It’s occurred to me lately that there are certain hot-button topics that are so suffused with emotion there is no place in its discussion for fact or reality. These are surrogate issues, then, place-holders for something else, and what that something is needs to be understood before ever there can be any hope of effectively addressing the issue.
And what issues are these I’m referring to? The paradigm is abortion. No amount of rationality or reason or facts or data or explaining will change whatever it is that abortion-opponents are cluing in on. I don’t know what it is and likely it is a little different for everyone. For example it has been suggested there is a high proportion of the abortion-remorseful among those who would enforce their political ideology with regard to abortion-availability. That is, some disproportionate number of anti-abortionists themselves had an abortion once and regret the decision now. Even men find themselves among this group – perhaps especially.
But my purpose is not to fan flames of disagreement about abortion; it is to note there are other such hot-topics that cannot be addressed with logic (e.g, why care so deeply about the rights of the unborn and then ignore their rights and needs once born? — that sort of logical thinking which is dismissed by the anti-abortion crowd out of hand). Another of these, seemingly, is Charter schools. Gun control as well, but Chartering is my focus these days.
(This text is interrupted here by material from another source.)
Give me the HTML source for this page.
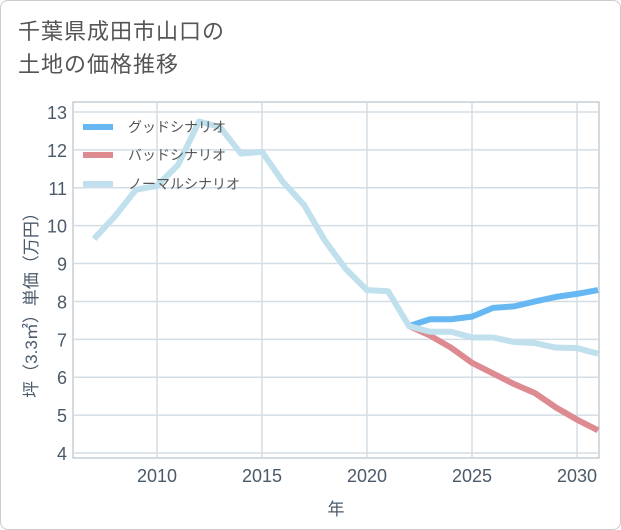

It seems you can haul out all the data you like about how charter schools are actually not clearer better than public school alternatives and likely worse on the whole. You can shudder at and highlight their undemocratic and unfair tactics. You can bemoan the profit motive. You can wonder at the dual standard that requires teacher-accountability in the public system and jettisons it in the Charter’s. You could find a hundred other issues inequitably addressed between systems … but it won’t matter. Not one whit will it matter.
It’s not about objective reality.
So. Then, what is it about? What on earth is all this tsimmes about? It is most certainly a surrogate for something?! Just as in some cases abortion-horror can surely be understood as misdirected personal regret, what is this intensely personal Achilles heel that is being drilled?
There’s a great personal-memoir type piece here on the subject. The author, Dubner, alludes to the Myth of a Magic Education. That there is a utopian classroom to be found. That there is some Truth about education, a Right Answer about how to do it well.
We have only to look into our own educational experience to understand that however fervently we wish for this to be so, it just is not. There were teachers I hated that I was startled to discover were effective and respected by some. People do not learn all the same way. Teachers can not therefore teach for them all equally well. There were charismatic teachers I found insufficiently content-driven in their presentations; and yet for some the stimulation of that presentation was enough to start down a path of life-long learning on their subject. Even a matter seemingly as objective as curriculum is not straight-forward in its contribution to outcome. At the end of the day, no amount of teacher-led explications will ever be able to substitute for the cold, hard fact that education is in the hands of the educatee: learning is hard, individual work that cannot be done for you. You must yourself absorb the knowledge, a job that cannot be outsourced, — facilitated, perhaps. But at the end of the day, the pupil is utterly, entirely on his own about actually absorbing understanding. The job of a student is intensely, existentially alone. All the work of a classroom teacher is in obeisance to this reality. And it is the poison pill of the Myth.
And then there’s the question of outcome: how do we even know what we are looking for, the hallmark of a “well-educated” person, or an under-educated one. Beyond certain baseline metrics, say, fluency — then what?
Education is filled with transcendental, unknowable measures. It aches to realize we don’t know what we are doing and can’t measure it. Still we try because it’s important to always better-characterize what we’re about. But that Myth, the Truth — the holy grail of a magical education — this will always remain elusive; an unknowable unknown. I think it is in the space of dissatisfaction between wanting some objective answer and being unable to have it – I think that is the space inhabited by the irrational Reformers. They demand improvement in an arena that is inherently subjective. The imposition of quantification is simply doomed to fail, both in conversation and in effect, at least on a wholesale level.
So it is essential to understand and speak to that Myth which is held so tightly. Somehow. No peace or progress or negotiated living will be made between camps unless and until this can jitter can be addressed. In engaging our fellow charter-clinging neighbors, we must somehow strive to comprehend the necessity of that Myth and how it affects — ahem — “choice”. Somewhere, common discussion-ground exists in the intersection of believing a problem can be solved by engaging with hard work and believing a problem can be solved by deliverance.
Good luck, all of us caring parents. Somehow, we need to parley.